• [SOURCE MATERIAL]
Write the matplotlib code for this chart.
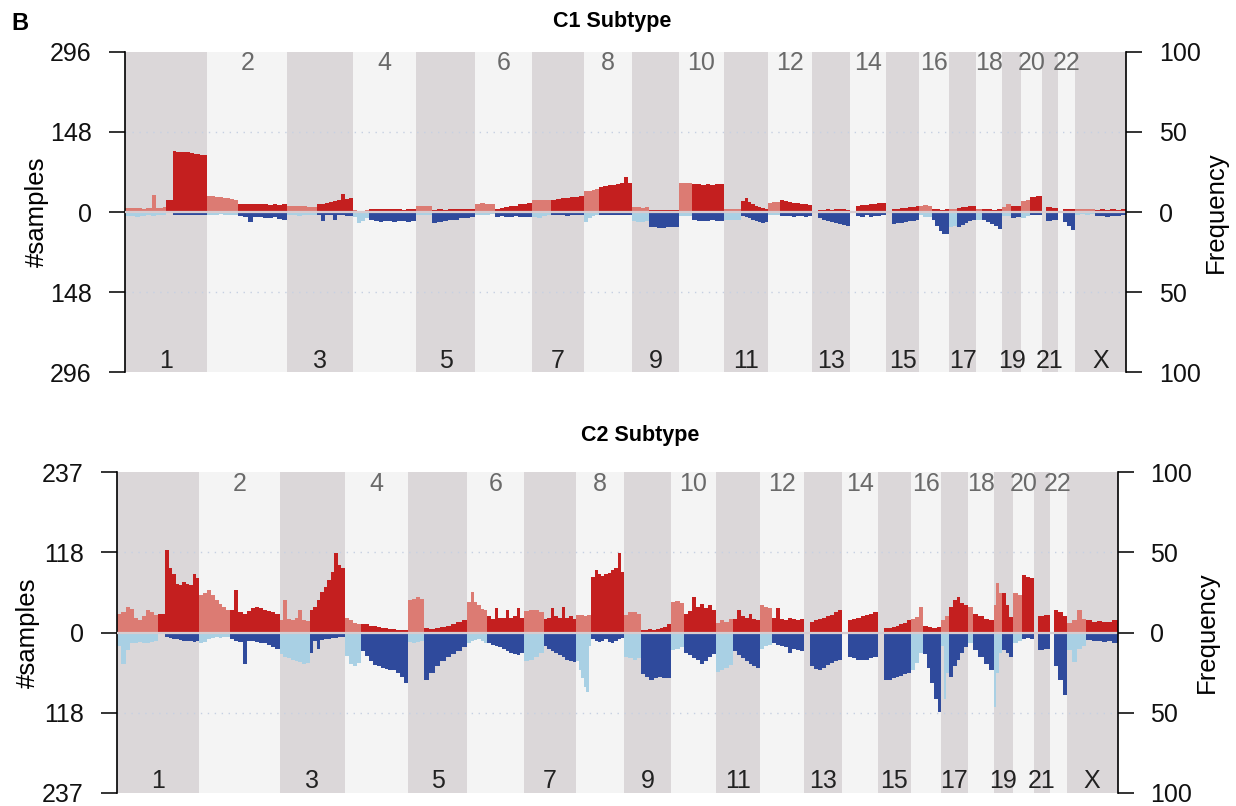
import numpy as np
import matplotlib
matplotlib.use("Agg")
import matplotlib.pyplot as plt
import matplotlib.transforms as mtransforms

plt.rcParams['font.family'] = ['Liberation Sans', 'DejaVu Sans']

# ---------------- data ----------------
CHROMS = [str(i) for i in range(1, 23)] + ["X"]
# chromosome lengths and centromere positions (Mb, hg19)
CHR_LEN = [249.25, 243.2, 198.0, 191.15, 180.9, 171.1, 159.1, 146.4, 141.2, 135.5,
           135.0, 133.85, 115.2, 107.35, 102.5, 90.35, 81.2, 78.1, 59.1, 63.0,
           48.1, 51.3, 155.3]
CHR_CEN = [125.0, 93.3, 91.0, 50.4, 48.4, 61.0, 59.9, 45.6, 49.0, 40.2,
           53.7, 35.8, 17.9, 17.6, 19.0, 36.6, 24.0, 17.2, 26.5, 27.5,
           13.2, 14.7, 60.6]

C1_N = 296
C2_N = 237

# number of samples with gain / loss, per arm (p, q for each chromosome),
# values spread along the arm in order
c1_gain = [
    [7, 7, 8, 8, 7, 6, 7, 8, 31, 7, 8, 9], [23, 23, 112, 111, 111, 110, 110, 109, 108, 107, 106, 105],
    [30, 29, 28, 27, 26, 25, 24, 23], [15, 14, 14, 15, 14, 14, 13, 14, 13, 14],
    [12, 12, 11, 11, 10, 10], [15, 15, 17, 18, 20, 22, 33, 24, 25],
    [3, 2, 0, 3], [5, 6, 5, 6, 5, 6, 5, 4, 5, 6],
    [12, 12, 11, 12], [4, 5, 4, 5, 5, 6, 5, 6],
    [15, 16, 15, 14], [6, 8, 10, 11, 12, 14, 15, 17],
    [22, 23, 23, 22], [23, 24, 25, 26, 27, 28, 29],
    [38, 39, 40, 42], [46, 48, 49, 50, 52, 53, 65, 54],
    [9, 9, 8, 9], [3, 4, 4, 3, 4, 4, 3],
    [54, 54, 53], [51, 51, 50, 51, 50, 51, 51],
    [6, 5, 6, 5], [20, 25, 18, 15, 12, 10, 8, 6],
    [17, 18, 18], [22, 20, 18, 17, 16, 15, 14, 13],
    [], [4, 4, 5, 4, 5, 6, 5, 4],
    [], [12, 13, 13, 14, 15, 16, 17],
    [], [5, 6, 7, 8, 9, 10, 12],
    [12, 13, 11], [5, 5, 4, 5],
    [6, 5], [7, 9, 10, 12, 11],
    [6], [5, 5, 4, 5],
    [10, 14], [12, 11],
    [20, 22], [28, 29],
    [], [9, 8],
    [], [6, 5],
    [6, 5, 6, 5], [4, 5, 4, 5, 4, 5],
]
c1_loss = [
    [8, 7, 9, 8, 6, 7, 5, 6], [0, 0, 5, 6, 5, 5, 6, 5, 6, 5, 6, 5],
    [5, 6, 5, 4, 5, 6, 5, 5], [8, 10, 18, 9, 10, 11, 12, 10, 13, 15],
    [5, 6, 7, 6, 5, 6], [6, 17, 6, 5, 15, 6, 6, 7, 8],
    [10, 21, 17, 12], [15, 17, 18, 16, 17, 18, 16, 17, 18, 16],
    [6, 5, 6, 5], [20, 18, 17, 15, 14, 12, 11, 10],
    [5, 6, 5, 4], [9, 8, 10, 9, 8, 9, 10, 9],
    [10, 12, 8, 6], [6, 5, 6, 7, 6, 5, 6],
    [18, 12, 8, 6], [6, 5, 6, 5, 6, 5, 6, 5],
    [17, 18, 18, 17], [27, 28, 29, 29, 28, 27, 28],
    [8, 7, 8], [15, 16, 17, 16, 15, 16, 17],
    [14, 15, 15, 14], [8, 10, 12, 14, 16, 18, 20, 19],
    [6, 5, 6], [8, 7, 8, 9, 7, 8, 9, 8],
    [], [12, 14, 16, 18, 20, 22, 24, 25],
    [], [8, 10, 6, 9, 8, 7, 6],
    [], [22, 21, 20, 18, 17, 16, 15],
    [6, 9, 10], [15, 25, 35, 40, 40],
    [28, 26], [27, 24, 20, 17, 15],
    [15], [15, 18, 22, 26, 31],
    [8, 7], [12, 10],
    [12, 8], [5, 6],
    [], [16, 14],
    [], [18, 26, 34],
    [5, 4, 6, 3], [8, 7, 9, 8, 7, 6],
]
c2_gain = [
    [28, 30, 38, 35, 22, 18, 24, 33, 30, 26], [28, 28, 122, 95, 87, 72, 70, 75, 72, 70, 86, 80],
    [55, 58, 63, 55, 48, 42, 38, 34], [33, 63, 30, 28, 32, 36, 38, 36, 34, 32, 30, 27],
    [18, 48, 20, 18, 22, 33, 19, 17], [33, 38, 48, 60, 68, 77, 90, 117, 100, 96],
    [22, 18, 14, 13], [13, 12, 10, 9, 8, 7, 6, 5, 5, 4, 3, 3],
    [48, 50, 52, 50], [6, 5, 6, 8, 10, 12, 15, 18],
    [45, 60, 45, 40, 35, 33], [24, 20, 36, 22, 21, 34, 22, 24, 36, 22],
    [32, 34, 33, 31], [20, 22, 36, 24, 22, 38, 22, 24, 20],
    [26, 26, 25, 26], [82, 92, 86, 84, 86, 88, 92, 95, 117, 90],
    [26, 30, 31, 28], [4, 4, 5, 4, 5, 6, 8, 12],
    [45, 46, 44], [28, 32, 53, 38, 42, 36, 40, 34],
    [14, 18, 16, 20], [20, 33, 24, 22, 28, 20, 18],
    [40, 38, 36], [22, 36, 20, 18, 22, 20, 18, 20],
    [], [16, 18, 20, 22, 24, 26, 30, 33],
    [], [18, 20, 22, 24, 26, 28, 31],
    [], [6, 6, 8, 10, 12, 14, 18],
    [20, 23, 38], [9, 8, 7, 8],
    [18, 24], [38, 48, 53, 44, 40],
    [38], [28, 24, 20, 18],
    [40, 73, 58], [58, 40, 23],
    [58, 55], [85, 82, 80],
    [], [24, 26],
    [], [33, 30, 24],
    [14, 18, 33, 20], [18, 16, 17, 16, 15, 18],
]
c2_loss = [
    [20, 46, 26, 16, 15, 14, 16, 15, 14, 13], [0, 0, 6, 8, 9, 10, 11, 12, 13, 12, 14, 13],
    [16, 14, 10, 8, 7, 8, 7, 6], [10, 12, 14, 46, 13, 12, 14, 15, 16, 18, 22, 24],
    [32, 36, 38, 40, 42, 44, 46, 45], [31, 12, 25, 11, 10, 9, 8, 8, 7, 6],
    [35, 46, 50, 45], [28, 35, 42, 48, 50, 52, 54, 55, 56, 60, 66, 75],
    [14, 15, 14, 13], [71, 60, 50, 42, 36, 32, 28, 22],
    [15, 12, 11, 10, 12, 16], [16, 18, 20, 22, 24, 27, 30, 32, 34, 30],
    [42, 40, 36, 30], [20, 24, 28, 30, 33, 36, 40, 42, 43],
    [42, 55, 68, 80, 88, 20], [10, 12, 14, 12, 10, 14, 16, 12, 10, 8],
    [36, 38, 40, 38], [62, 66, 70, 68, 66, 67, 68],
    [26, 24, 22], [30, 34, 38, 40, 46, 42, 36, 32],
    [58, 55, 52, 48], [28, 34, 38, 42, 46, 50, 53],
    [24, 20, 18], [16, 18, 20, 22, 30, 24, 26, 28],
    [], [50, 54, 56, 52, 48, 45, 42, 40],
    [], [36, 38, 40, 41, 40, 38, 36],
    [], [71, 70, 68, 66, 64, 62, 60],
    [56, 45, 31], [32, 52, 75, 98, 117],
    [20, 98, 60], [66, 50, 40, 30, 21],
    [16], [26, 36, 46, 56],
    [110, 60, 30], [26, 30, 36],
    [16, 12], [9, 8, 10],
    [], [26, 24],
    [], [50, 70, 93],
    [26, 43, 24, 20], [11, 12, 13, 14, 12, 15],
]

# ---------------- style ----------------
COL_P_GAIN = '#dc7b73'
COL_Q_GAIN = '#c41f1f'
COL_P_LOSS = '#a9d0e4'
COL_Q_LOSS = '#2f4a9c'
BAND_DARK = '#dbd7d9'
BAND_LIGHT = '#f4f4f4'

W, H = 1236, 806
fig = plt.figure(figsize=(W / 100, H / 100), dpi=100)

starts = np.concatenate([[0], np.cumsum(CHR_LEN)[:-1]])
total = float(np.sum(CHR_LEN))


def panel(rect, n, gain, loss, title, title_xy, ylab_x, flab_x):
    ax = fig.add_axes(rect)
    ax.set_xlim(0, total)
    ax.set_ylim(-n, n)
    for i, (s, L) in enumerate(zip(starts, CHR_LEN)):
        ax.axvspan(s, s + L, color=BAND_DARK if i % 2 == 0 else BAND_LIGHT, lw=0, zorder=0)
    for yv in (n / 2, -n / 2):
        ax.axhline(yv, color='#c6d0e2', lw=1.0, ls=(0, (1, 4)), zorder=1)
    for i, (s, L, c) in enumerate(zip(starts, CHR_LEN, CHR_CEN)):
        arms = [(s, s + c), (s + c, s + L)]
        for a, (x0, x1) in enumerate(arms):
            k = 2 * i + a
            g = gain[k]
            l = loss[k]
            if len(g):
                e = np.linspace(x0, x1, len(g) + 1)
                ax.stairs(np.array(g, float), e, baseline=0, fill=True,
                          color=COL_P_GAIN if a == 0 else COL_Q_GAIN, lw=0, zorder=2)
            if len(l):
                e = np.linspace(x0, x1, len(l) + 1)
                ax.stairs(-np.array(l, float), e, baseline=0, fill=True,
                          color=COL_P_LOSS if a == 0 else COL_Q_LOSS, lw=0, zorder=2)
    ax.axhline(0, color='#d6ccd0', lw=1.6, zorder=3)

    trans = mtransforms.blended_transform_factory(ax.transData, ax.transAxes)
    for i, (s, L) in enumerate(zip(starts, CHR_LEN)):
        mid = s + L / 2
        if i % 2 == 1:
            ax.text(mid, 0.965, CHROMS[i], transform=trans, ha='center', va='center',
                    fontsize=18, color='#6a6a6a', zorder=4)
        else:
            ax.text(mid, 0.035, CHROMS[i], transform=trans, ha='center', va='center',
                    fontsize=18, color='#222222', zorder=4)

    for sp in ('top', 'bottom', 'right'):
        ax.spines[sp].set_visible(False)
    ax.spines['left'].set_linewidth(1.2)
    ax.set_xticks([])
    ax.set_yticks([-n, -n / 2, 0, n / 2, n])
    ax.set_yticklabels([str(n), str(int(round(n / 2 - 0.01))), '0',
                        str(int(round(n / 2 - 0.01))), str(n)])
    ax.tick_params(axis='y', length=11.5, width=1.2, pad=12.5, labelsize=18, colors='#111111')

    ax2 = ax.twinx()
    ax2.set_ylim(-100, 100)
    for sp in ('top', 'bottom', 'left'):
        ax2.spines[sp].set_visible(False)
    ax2.spines['right'].set_linewidth(1.2)
    ax2.set_yticks([-100, -50, 0, 50, 100])
    ax2.set_yticklabels(['100', '50', '0', '50', '100'])
    ax2.tick_params(axis='y', length=11.5, width=1.2, pad=12, labelsize=18, colors='#111111')

    y0 = rect[1] + rect[3] / 2
    fig.text(ylab_x / W, y0, '#samples', rotation=90, ha='center', va='center', fontsize=18.5)
    fig.text(flab_x / W, y0, 'Frequency', rotation=90, ha='center', va='center', fontsize=18.5)
    fig.text(title_xy[0] / W, 1 - title_xy[1] / H, title, ha='center', va='center',
             fontsize=15.5, fontweight='bold')
    return ax


panel([125 / W, (H - 372.3) / H, (1126 - 125) / W, 320.6 / H], C1_N, c1_gain, c1_loss,
      'C1 Subtype', (612, 22), 37, 1216)
panel([117.3 / W, (H - 792.7) / H, (1117.7 - 117.3) / W, 320.4 / H], C2_N, c2_gain, c2_loss,
      'C2 Subtype', (640, 436), 28, 1207)

fig.text(20 / W, 1 - 24 / H, 'B', ha='center', va='center', fontsize=17, fontweight='bold')

fig.savefig('out.png', dpi=100)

• [EXERCISE DIRECTIONS] Only lines belong in the copy: transcribe those from the start of the data through the line that contains "plt.rcParams['font.family'] = ['Liberation", and skip the pictures.

• [SOLVED EXERCISE]
Write the matplotlib code for this chart.
import numpy as np
import matplotlib
matplotlib.use("Agg")
import matplotlib.pyplot as plt
import matplotlib.transforms as mtransforms

plt.rcParams['font.family'] = ['Liberation Sans', 'DejaVu Sans']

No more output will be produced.